Mas por que esperar exatidão de um filme-pipoca de ficção científica? A bronca é sobretudo porque o primeiro episódio, apesar de não trazer dinossauros perfeitos, levou ao grande público boa parte do conhecimento de ponta que a paleontologia havia adquirido até então. Em comparação com ele, os demais decepcionaram.
“O primeiro Jurassic Park mostrou dinossauros inteligentes, sociais e ágeis, caçando em bando, se locomovendo meio como aves mesmo, equilibrando o peso do tronco com as caudas, bem diferentes daqueles dinossauros eretos dos filmes dos anos 40 e 50”, explica Oliveira. Parte disso se devia aos avanços tecnológicos: agora animados por computador, aos bichos se conferiam movimentos e posturas antes impensáveis. Mas também resultou da reinterpretação dos fósseis. Dinossauros vivos obviamente tinham posturas muito diferentes daquelas em que foram fossilizados – o estudo das ossadas e músculos, porém, demorou a pintar um quadro mais preciso de como eram quando vivos.

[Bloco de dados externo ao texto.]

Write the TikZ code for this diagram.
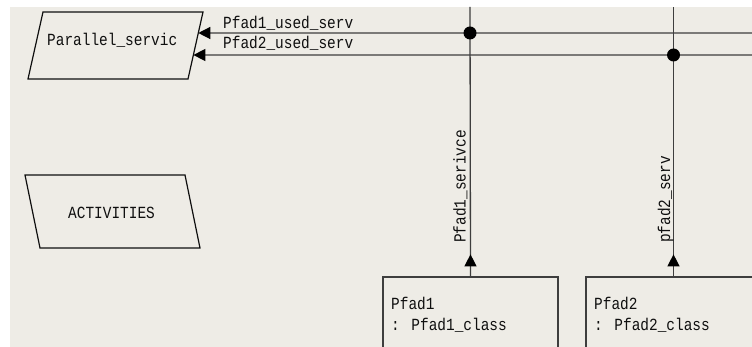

E a questão seria mais fácil se não houvesse tanta extrapolação na história – e ela vale tanto para os cientistas quanto para Hollywood. “A cor, por exemplo. A gente desenvolve critérios para estimar a cor de um dinossauro: considera-se o que ele comia, como era o ambiente… Mas saber, a gente não sabe. Pele é fossilizada sem pigmento”, diz ele, justificando aqueles matizes “cor de burro quando foge”. “Nos livros que deram origem aos filmes do Michael Crichton, tem uma personagem que diz: ‘Os dinossauros estão nos fósseis.’ E é isso: o conhecimento sobre eles está ali.”
Nesse momento, Oliveira se lembra da visita a um museu alemão, quando teve diante de si o fóssil de um arqueoptérix em toda a sua glória emplumada, bege, imóvel e meio sem graça. Lacrimeja. “É incrível. Vendo aquilo eu me emociono mais do que com a Mona Lisa.”